Rodgers began as assistant principal at Roosevelt in 2010. From there, she became reacquainted with the community, including coaching Roosevelt soccer for six seasons. After former Principal Brian Vance stepped down in 2017, Rodgers took on the new role as principal of Roosevelt High School.

As principal of a comprehensive public high school in the 21st century, it’s a big leap from any other administrative position. “Being an assistant principal and being a principal are really, really different in a way that I didn’t understand at all. … People have to adapt and see you differently, and you also have to adapt and see yourself differently in the same community,” she says. “It’s hard to do that simultaneously. … For my first year, it felt … like building the plane while I was flying it.”

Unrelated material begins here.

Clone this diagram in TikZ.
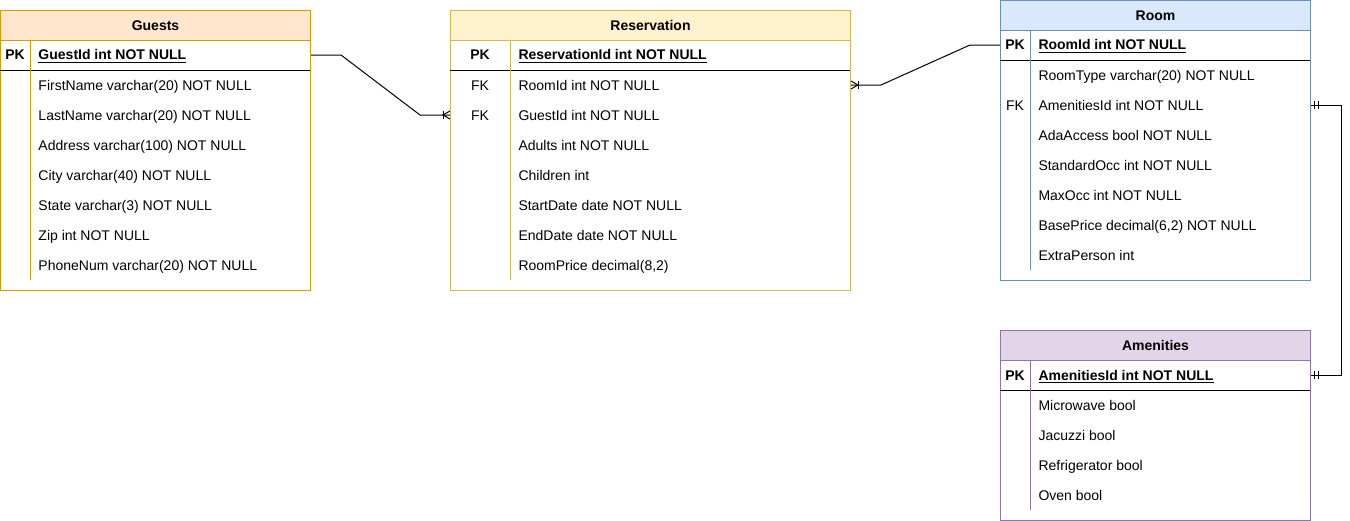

But it was also a beneficial experience for Rodgers, saying that her pre-established bonds with the community allowed her to fill the position more seamlessly: “I have [and had] really strong relationships with a number of staff; The staff knew me, I knew them. That transition in roles was a positive.” 

And as for the next principal? Rodgers says, “I think that individual is walking into a school that is really primed for collaboration. We have wonderful staff [and] so many leaders who are stepping into important roles and in the work that we’re doing.”

Ultimately, Rodgers does not think the change in principals will impede Roosevelt’s continued cultural and equity work. “Essentially, a new principal is going to walk in and have all of this disaggregated data and feedback from these listening sessions to really get to know the community and what are the gaps, and what are the needs. … The timing is really good for continuing the work.”

“I wish our students the best, I care about them,” Rodgers says. “I know that they will do great things, and I appreciate their support and their push over the last many years.”